P.S. If you chop an onion while it’s submerged in water, your eyes won’t tear up. Stay happy! Cooking is fun!

Scallion White Wine Vinaigrette

Whisk together 2 tablespoons white wine vinegar + 2 teaspoons Dijon + 1/2 teaspoon kosher salt + pepper to taste + 3 green onions, tips cut off, thinly sliced + 1/3 cup Extra Virgin Olive Oil.

Fifty Shades of Salad #1: A Classic Vinaigrette for an Anything-But-Classic Day

Bad days suck.

It started with spilling foundation on one of my favorite dresses (thank you for alleviating my fears, Tide To-Go) and ending with a sleepy Mr. Right closing the window of my car onto three of my fingers. (OW.)

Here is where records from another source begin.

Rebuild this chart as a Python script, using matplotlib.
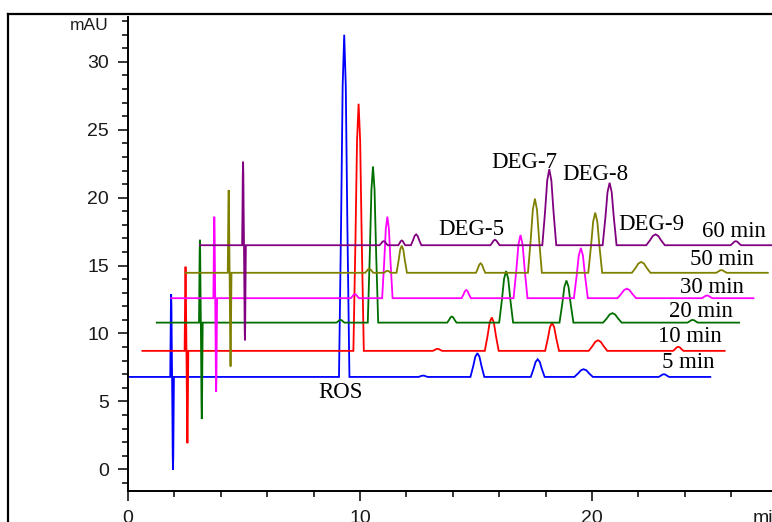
import numpy as np
import matplotlib.pyplot as plt
from matplotlib.lines import Line2D
from matplotlib.ticker import MultipleLocator

# samples (degradation time) and how the software stacks the traces
samples = ['5 min', '10 min', '20 min', '30 min', '50 min', '60 min']
colors = ['#0000ff', '#ff0000', '#006f00', '#ff00ff', '#808000', '#800080']
x_shift = [0.0, 0.62, 1.24, 1.86, 2.48, 3.10]      # min
baseline = [6.8, 8.72, 10.8, 12.6, 14.47, 16.5]    # mAU

# peak table: retention time (min), base width (min), height above baseline per sample (mAU)
peak_names = ['inj_up', 'inj_down', 'p7.9', 'p8.7', 'ROS', 'DEG-5', 'DEG-7', 'DEG-8', 'DEG-9', 'p23.1']
peak_time = [1.86, 1.94, 7.92, 8.70, 9.32, 12.72, 15.06, 17.66, 19.64, 23.10]
peak_width = [0.08, 0.08, 0.35, 0.30, 0.45, 0.40, 0.60, 0.60, 0.80, 0.45]
peak_height = {
    'inj_up':   [6.1, 6.2, 6.1, 6.0, 6.1, 6.15],
    'inj_down': [-6.85, -6.8, -7.1, -6.9, -6.9, -7.0],
    'p7.9':     [0.0, 0.0, 0.2, 0.3, 0.3, 0.3],
    'p8.7':     [0.0, 0.0, 0.0, 0.0, 0.15, 0.35],
    'ROS':      [25.2, 18.2, 11.5, 6.0, 2.0, 0.8],
    'DEG-5':    [0.1, 0.15, 0.45, 0.6, 0.7, 0.4],
    'DEG-7':    [1.75, 2.46, 3.8, 4.65, 5.46, 5.6],
    'DEG-8':    [1.3, 2.06, 3.1, 3.7, 4.43, 4.6],
    'DEG-9':    [0.57, 0.78, 0.7, 0.7, 0.8, 0.8],
    'p23.1':    [0.2, 0.3, 0.2, 0.2, 0.2, 0.3],
}
run_end = 25.1

# labels
peak_labels = ['ROS', 'DEG-5', 'DEG-7', 'DEG-8', 'DEG-9']
peak_label_xy = [(9.14, 5.25), (14.78, 17.25), (17.1, 22.16), (20.13, 21.3), (22.57, 17.62)]
sample_label_xy = [(23.0, 7.44), (22.86, 9.4), (23.33, 11.24), (23.79, 13.0), (24.22, 15.04), (24.73, 17.13)]

# relative shape used to draw one peak (fraction of width, fraction of height)
shape_dx = [-0.5, -0.3, -0.15, 0.0, 0.15, 0.3, 0.5]
shape_dy = [0.0, 0.45, 0.85, 1.0, 0.85, 0.45, 0.0]


def trace(i):
    t = [0.0]
    y = [0.0]
    for name, c, w in zip(peak_names, peak_time, peak_width):
        h = peak_height[name][i]
        if h == 0:
            continue
        for dx, dy in zip(shape_dx, shape_dy):
            t.append(c + dx * w)
            y.append(dy * h)
    t.append(run_end)
    y.append(0.0)
    return np.array(t) + x_shift[i], np.array(y) + baseline[i]


fig = plt.figure(figsize=(7.72, 5.22), dpi=100)
ax = fig.add_axes([128 / 772, 31 / 522, 1 - 128 / 772, (491 - 16.7) / 522])

for i in range(len(samples)):
    t, y = trace(i)
    ax.plot(t, y, color=colors[i], lw=1.3, solid_joinstyle='miter')

serif = 'Liberation Serif'
for lab, (x, y) in zip(peak_labels, peak_label_xy):
    ax.text(x, y, lab, family=serif, fontsize=16.5, ha='center', va='baseline')
for lab, (x, y) in zip(samples, sample_label_xy):
    ax.text(x, y, lab, family=serif, fontsize=16.5, ha='left', va='baseline')

ax.set_xlim(0, 27.76)
ax.set_ylim(-1.6, 33.33)
for s in ['top', 'right']:
    ax.spines[s].set_visible(False)
for s in ['left', 'bottom']:
    ax.spines[s].set_linewidth(1.4)

ax.xaxis.set_major_locator(MultipleLocator(10))
ax.xaxis.set_minor_locator(MultipleLocator(2))
ax.yaxis.set_major_locator(MultipleLocator(5))
ax.yaxis.set_minor_locator(MultipleLocator(1))
ax.tick_params(which='major', direction='out', length=7.5, width=1.1,
               labelsize=14, labelcolor='#1a1a1a', pad=6)
ax.tick_params(which='minor', direction='out', length=4.2, width=1.1)
for lab in ax.get_xticklabels() + ax.get_yticklabels():
    lab.set_family('Liberation Sans')

fig.text(109 / 772, 1 - 26 / 522, 'mAU', family='Liberation Sans', fontsize=12.5,
         ha='right', va='center', color='#1a1a1a')
fig.text(753 / 772, 1 - 510 / 522, 'min', family='Liberation Sans', fontsize=14,
         ha='left', va='top', color='#1a1a1a')

# outer frame
fig.add_artist(Line2D([8 / 772, 8 / 772], [0, 1 - 14 / 522], color='black', lw=1.6))
fig.add_artist(Line2D([8 / 772, 1], [1 - 14 / 522, 1 - 14 / 522], color='black', lw=1.6))

fig.savefig('out.png', dpi=100)
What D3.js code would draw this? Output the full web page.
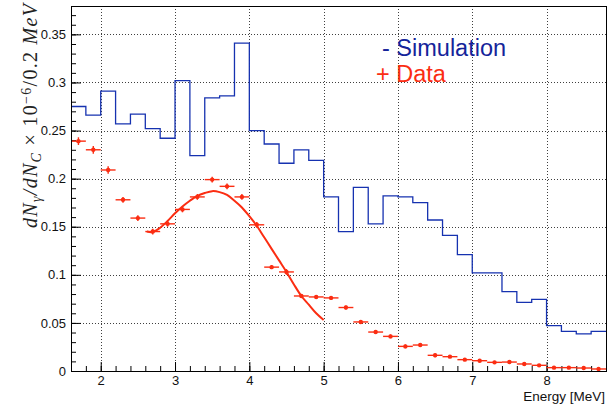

What’s your favorite comfort food? I don’t necessarily mean the classic image of comfort food – mashed potatoes, macaroni and cheese, any form of dessert or potato chip….those things are all delicious, but they don’t magically make everything better. At least not for me.

When everything still gloomy and poignantly over-dramatic, I need chocolate milk (and I mean adding Ghirardelli syrup to regular milk, not that nasty pre-mixed nonsense , a large salad, or Thai food. (Not all at the same time, though. That’s just gross.)

Whilst brooding and annoying Mr. Right, who was being saintly and doing numerous things to make me feel better, i.e. dunking me in a hot bath with ice on the side for my injured finger and a glass of wine, I flipped through my notebooks, magazines, and books in search of something interesting to drag me out of my funk. I discovered I had over fifty different versions of…..salad dressing.

What the hell? How did that happen? Real talk, that’s just sad….

Hence the following:

fiftyshades

Not saying it’s as awesome as Neil Patrick Harris. But at least it’ll get me through bikini season with a healthier body?

Classic Vinaigrette

2 tablespoons red wine vinegar + 2 teaspoons Dijon (any texture will do) + 1/2 teaspoon kosher salt + pepper to taste – Then whisk in 1/3 cup Extra Virgin Olive Oil.

Also remember that the best salads are simple. It’s about adding the right pop of flavor to the fresh produce at hand. For best results, spoon the dressing over your salad one tablespoon at a time.